Since their study indicates there are no interference issues for AT&T, these regional carriers claim that AT&T has used interference as merely an excuse. They say that by excluding the A block from its band class, AT&T has effectively created its own proprietary band class, which excludes smaller players. They claim that suppliers, such as Qualcomm and Motorola, which have gone along with AT&T's plans for the separate band class, have been slow to develop devices for their own Band Class 12. And because AT&T now has its own band class, devices that are made for carriers that use Lower A block spectrum won't be able to interoperate with AT&T for nationwide roaming.
The companies claim that AT&T's purpose for asking for this separate band class was to exclude them from the 4G LTE market.
But AT&T says this is hogwash. AT&T said the new study that was filed this week is the same study that these companies referenced in a filing late last year when the FCC was considering conditions for AT&T's purchase of 700 MHz spectrum from Qualcomm.
"The filing is little more than a dressed-up version of a study previously filed and refuted," an AT&T spokesman said in an email. " In short, the study proves little more than 'garbage in' will produce 'garbage out.'"

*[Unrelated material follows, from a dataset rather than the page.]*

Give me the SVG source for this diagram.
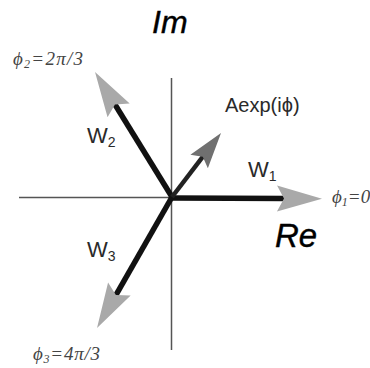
<svg xmlns="http://www.w3.org/2000/svg" width="370" height="368" viewBox="0 0 370 368">
<style>
.axis{stroke:#555;stroke-width:1.5;fill:none}
.vec{stroke:#111;stroke-width:5.5;fill:none}
.vecA{stroke:#222;stroke-width:4.5;fill:none}
.lbl{font-family:"Liberation Sans",Arial,sans-serif;fill:#2a2a2a}
.big{font-family:"Liberation Sans",Arial,sans-serif;font-style:italic;fill:#000;font-size:32px;stroke:#000;stroke-width:0.4}
.phi{font-family:"Liberation Serif","Times New Roman",serif;font-style:italic;fill:#444;font-size:19px}
</style>
<defs>
<marker id="headW" markerUnits="userSpaceOnUse" orient="auto" viewBox="-46 -14 48 28" markerWidth="48" markerHeight="28" refX="-36" refY="0">
<path d="M0,0 L-45,-13 L-38,0 L-45,13 Z" fill="#a9a9a9"/>
</marker>
<marker id="headA" markerUnits="userSpaceOnUse" orient="auto" viewBox="-38 -12 40 24" markerWidth="40" markerHeight="24" refX="-28" refY="0">
<path d="M0,0 L-36,-11 L-30,0 L-36,11 Z" fill="#707070"/>
</marker>
</defs>
<g id="axes">
<line class="axis" x1="171.5" y1="78" x2="171.5" y2="350"/>
<line class="axis" x1="19" y1="197.5" x2="290" y2="197.5"/>
</g>
<g id="connectors">
<line class="vec" x1="172" y1="198" x2="286" y2="198.5" marker-end="url(#headW)"/>
<line class="vec" x1="172" y1="197" x2="113.9" y2="102.7" marker-end="url(#headW)"/>
<line class="vec" x1="172" y1="197" x2="114.9" y2="296.8" marker-end="url(#headW)"/>
<line class="vecA" x1="172" y1="197" x2="204" y2="155.2" marker-end="url(#headA)"/>
</g>
<g id="Im"><text class="big" x="152" y="33">Im</text></g>
<g id="Re"><text class="big" x="275" y="247" style="font-size:33px">Re</text></g>
<g id="W1"><text class="lbl" x="248" y="177" font-size="22">W<tspan font-size="14" dy="4">1</tspan></text></g>
<g id="W2"><text class="lbl" x="87" y="143" font-size="22">W<tspan font-size="14" dy="4">2</tspan></text></g>
<g id="W3"><text class="lbl" x="87" y="257" font-size="22">W<tspan font-size="14" dy="4">3</tspan></text></g>
<g id="A"><text class="lbl" x="225" y="112" font-size="20">Aexp(iϕ)</text></g>
<g id="phi1"><text class="phi" x="332" y="203">ϕ<tspan font-size="12" dy="3">1</tspan><tspan dy="-3">=0</tspan></text></g>
<g id="phi2"><text class="phi" x="13" y="65" textLength="70" lengthAdjust="spacing">ϕ<tspan font-size="12" dy="3">2</tspan><tspan dy="-3">=2π/3</tspan></text></g>
<g id="phi3"><text class="phi" x="33" y="360" textLength="67" lengthAdjust="spacing">ϕ<tspan font-size="12" dy="3">3</tspan><tspan dy="-3">=4π/3</tspan></text></g>
</svg>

In a previous response to the FCC on a similar interoperability study, AT&T poked holes in how the study was conducted. And it refuted assumptions that were made in the study that suggested that there would be no interference issues to devices operating in the Lower B and C block 700 MHz spectrum in areas where channel 51 is broadcasting.
"The study submitted by Vulcan, which it touts as a "real world" study, does not replicate real world experiences, is limited in scope, and suffers from numerous defects, all of which undermine its credibility," AT&T said in a letter to the FCC dated December 7, 2011.
Comments for the open proceeding at the FCC on the lower 700 MHz interoperability issue close on Friday.